Open Source Insights
Open Source Insights is a Google Cloud Platform-hosted tool that’s accessible via a website into which users can enter the name of specific open source packages and get an overview of how they are put together.
It shows:
- Information about the packade (description, ownership, links)
- Dependencies (components the package depends on)
- Dependents (packages that depend on it)
- Security advisories (known vulnerabilities in the package and dependencies, unmanaged dependencies, etc.)
- License information
“Among other features, it provides interactive tools to visualize and analyze full, transitive dependency graphs. It also has a comparison tool to highlight how different versions of a package might affect your dependencies, perhaps by changing their own dependencies, adding licensing requirements, or fixing security problems,” the Open Source Insights Team explained.
The tool currently shows information about 50,000 (Rust) Cargo packages (crates), 0.6 million Go modules, 420,000 Maven (Java) and 3.6 million npm packages (Node.js). and Google is working on addind additional packaging systems.

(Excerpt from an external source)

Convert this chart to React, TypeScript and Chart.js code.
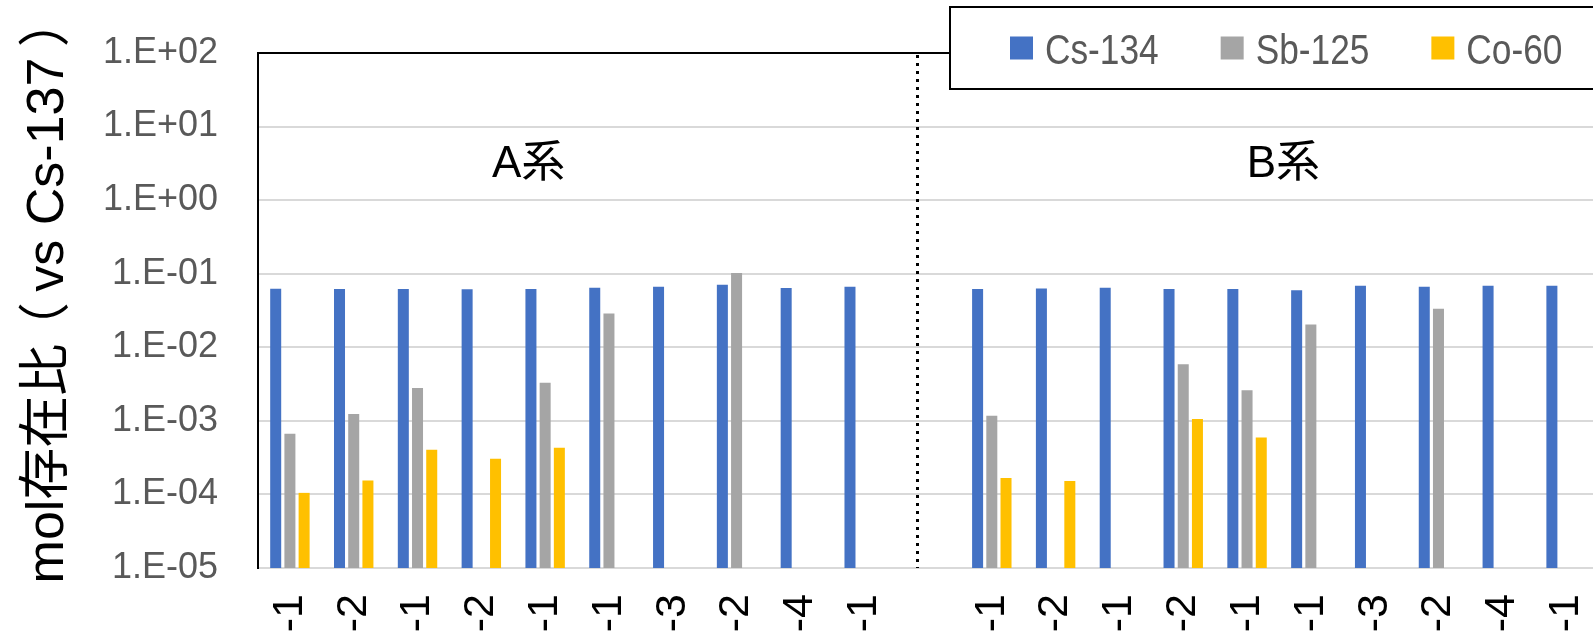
import React, { useEffect, useRef } from "react";
import { Chart, registerables } from "chart.js";

Chart.register(...registerables);

// ---- data ----
const categories = ["-1", "-2", "-1", "-2", "-1", "-1", "-3", "-2", "-4", "-1", "", "-1", "-2", "-1", "-2", "-1", "-1", "-3", "-2", "-4", "-1"];
const seriesNames = ["Cs-134", "Sb-125", "Co-60"];
const cs134 = [0.0624, 0.062, 0.062, 0.0614, 0.062, 0.0643, 0.0664, 0.0707, 0.0637, 0.0664, null, 0.062, 0.0631, 0.0643, 0.062, 0.062, 0.0598, 0.0686, 0.0664, 0.0686, 0.0686];
const sb125 = [6.7e-4, 1.24e-3, 2.8e-3, null, 3.3e-3, 0.0288, null, 0.102, null, null, null, 1.17e-3, null, null, 5.9e-3, 2.6e-3, 0.0204, null, 0.0333, null, null];
const co60 = [1.05e-4, 1.55e-4, 4.05e-4, 3.05e-4, 4.3e-4, null, null, null, null, null, null, 1.67e-4, 1.52e-4, null, 1.06e-3, 5.96e-4, null, null, null, null, null];
const yTickValues = [1e-5, 1e-4, 1e-3, 1e-2, 1e-1, 1, 10, 100];
const yTickLabels = ["1.E-05", "1.E-04", "1.E-03", "1.E-02", "1.E-01", "1.E+00", "1.E+01", "1.E+02"];
const yTitle = "mol存在比（vs Cs-137）";
const groupLabels = ["A系", "B系"];
const groupLabelX = [3.74, 15.57];
const groupLabelY = 3;
const dividerX = 9.83;

const colors = ["#4472C4", "#A5A5A5", "#FFC000"];
const FONT = "'Liberation Sans', 'Noto Sans CJK JP', sans-serif";

const overlayPlugin = {
  id: "overlay",
  afterDraw(chart: any) {
    const { ctx, chartArea: ca, scales } = chart;
    const xs = scales.x;
    const ys = scales.y;
    ctx.save();
    // y-axis title (fullwidth brackets drawn centred in their em box)
    ctx.save();
    const tSize = 52;
    ctx.translate(63, (ca.top + ca.bottom) / 2 - 16);
    ctx.rotate(-Math.PI / 2);
    ctx.fillStyle = "#000";
    ctx.font = `${tSize}px ${FONT}`;
    ctx.textAlign = "left";
    ctx.textBaseline = "alphabetic";
    const parts = yTitle.split(/([（）])/).filter((p) => p.length > 0);
    const total = parts.reduce((s, p) => s + ctx.measureText(p).width, 0);
    let tx = -total / 2;
    parts.forEach((p) => {
      const shift = p === "（" ? -0.2 * tSize : p === "）" ? 0.2 * tSize : 0;
      ctx.fillText(p, tx + shift, 0);
      tx += ctx.measureText(p).width;
    });
    ctx.restore();
    // top border of plot
    ctx.strokeStyle = "#000";
    ctx.lineWidth = 2;
    ctx.beginPath();
    ctx.moveTo(ca.left - 1, ca.top);
    ctx.lineTo(chart.width, ca.top);
    ctx.stroke();
    // dotted divider
    const dx = Math.round(xs.getPixelForValue(dividerX)) + 0.5;
    ctx.setLineDash([3, 5]);
    ctx.lineWidth = 3;
    ctx.beginPath();
    ctx.moveTo(dx, ca.top + 2);
    ctx.lineTo(dx, ca.bottom);
    ctx.stroke();
    ctx.setLineDash([]);
    // group labels
    ctx.fillStyle = "#000";
    ctx.font = `44px ${FONT}`;
    ctx.textAlign = "center";
    ctx.textBaseline = "middle";
    groupLabels.forEach((t, i) => {
      ctx.fillText(t, xs.getPixelForValue(groupLabelX[i]), ys.getPixelForValue(groupLabelY));
    });
    // legend box
    const boxL = 950, boxT = 7, boxB = 89;
    ctx.fillStyle = "#fff";
    ctx.fillRect(boxL, boxT, chart.width - boxL + 20, boxB - boxT);
    ctx.strokeStyle = "#000";
    ctx.lineWidth = 2;
    ctx.strokeRect(boxL, boxT, chart.width - boxL + 20, boxB - boxT);
    // legend items
    let lx = 1010;
    const sq = 23, cy = 48;
    ctx.font = `43px ${FONT}`;
    ctx.textAlign = "left";
    ctx.textBaseline = "alphabetic";
    chart.data.datasets.forEach((ds: any) => {
      ctx.fillStyle = ds.backgroundColor;
      ctx.fillRect(lx, cy - sq / 2, sq, sq);
      lx += sq + 12;
      const w = ctx.measureText(ds.label).width * 0.82;
      ctx.save();
      ctx.translate(lx, cy + 15.5);
      ctx.scale(0.82, 1);
      ctx.fillStyle = "#595959";
      ctx.fillText(ds.label, 0, 0);
      ctx.restore();
      lx += w + 62;
    });
    ctx.restore();
  },
};

export default function App() {
  const ref = useRef<HTMLCanvasElement>(null);
  useEffect(() => {
    const seriesData = [cs134, sb125, co60];
    const chart = new Chart(ref.current as HTMLCanvasElement, {
      type: "bar",
      data: {
        labels: categories,
        datasets: seriesNames.map((name, i) => ({
          label: name,
          data: seriesData[i] as any,
          backgroundColor: colors[i],
          borderWidth: 0,
          categoryPercentage: 0.668,
          barPercentage: 0.775,
        })),
      },
      options: {
        responsive: false,
        maintainAspectRatio: false,
        animation: false,
        devicePixelRatio: 1,
        layout: { padding: { left: 0, right: 2, top: 53, bottom: 0 } },
        plugins: { legend: { display: false }, tooltip: { enabled: false } },
        scales: {
          x: {
            type: "category",
            grid: { display: false, drawTicks: false },
            border: { display: true, color: "#d9d9d9", width: 2 },
            ticks: {
              autoSkip: false,
              minRotation: 90,
              maxRotation: 90,
              padding: 26,
              color: "#000",
              font: { family: FONT, size: 43 },
            },
            afterFit: (scale: any) => {
              scale.height = 68;
              scale.paddingLeft = 0;
              scale.paddingRight = 0;
              scale.paddingTop = 0;
              scale.paddingBottom = 0;
            },
          },
          y: {
            type: "logarithmic",
            min: 1e-5,
            max: 100,
            grid: { color: "#d9d9d9", lineWidth: 2, drawTicks: false },
            border: { display: true, color: "#000", width: 2 },
            afterBuildTicks: (scale: any) => {
              scale.ticks = yTickValues.map((v) => ({ value: v }));
            },
            ticks: {
              padding: 40,
              color: "#595959",
              font: { family: FONT, size: 36 },
              callback: (_v: any, idx: number) => yTickLabels[idx],
            },
            title: { display: false, text: yTitle },
            afterFit: (scale: any) => {
              scale.width = 258;
              scale.paddingTop = 0;
              scale.paddingBottom = 0;
              scale.paddingLeft = 0;
              scale.paddingRight = 0;
            },
          },
        },
      },
      plugins: [overlayPlugin],
    });
    return () => chart.destroy();
  }, []);
  return (
    <div
      style={{
        position: "fixed",
        left: 0,
        top: 0,
        width: 1593,
        height: 636,
        overflow: "hidden",
        background: "#fff",
      }}
    >
      <canvas ref={ref} width={1600} height={636} style={{ display: "block", width: 1600, height: 636 }} />
    </div>
  );
}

“The project scans all the available packages it can discover, either by reading the package home site for a system like npm, or by scanning GitHub and other repository hosting sites,” they explained.
“At the moment, Insights can only analyze systems, like these, with a known packaging model, since it needs the packaging information to construct the dependency graph. This means that, for now at least, there is no data for C or C++, which do not have a clear packaging model.”
Improving the security of the open source supply chain
As enterprises’ use of open-source software increases and the risks posed by unmanaged open source (including security vulnerabilities, outdated or abandoned components, and license compliance issues) are pervasive, keeping an eye on the many and frequent changes in packages one’s software solutions depend on is a must.
Developers can used vulnerability scanners and dependency audits to identify vulnerabilities, but Open Source Insights offers a bigger picture into the security of your software supply-chain.
“Insights is not an attempt to replace the standard tool set, but rather to augment it with a fresh, integrated view of the whole ecosystem for each packaging model,” Google explained.
“A key difference is that the Insights data is derived from first principles, looking at the software and its packaging definition. The result may be substantially different or more complete than just the declared dependencies of, for instance, a packaging ‘lock’ file. Moreover, the data presented by Insights is re-evaluated regularly, to keep it up to date, which is important in the fast-moving world of open source development.”
Insights tracks various public vulnerability databases to flag known security issues.
The data for commonly used packages is usually fresh and up to date, Google says, but notes that the data for inactive and obsolete packages can be staler.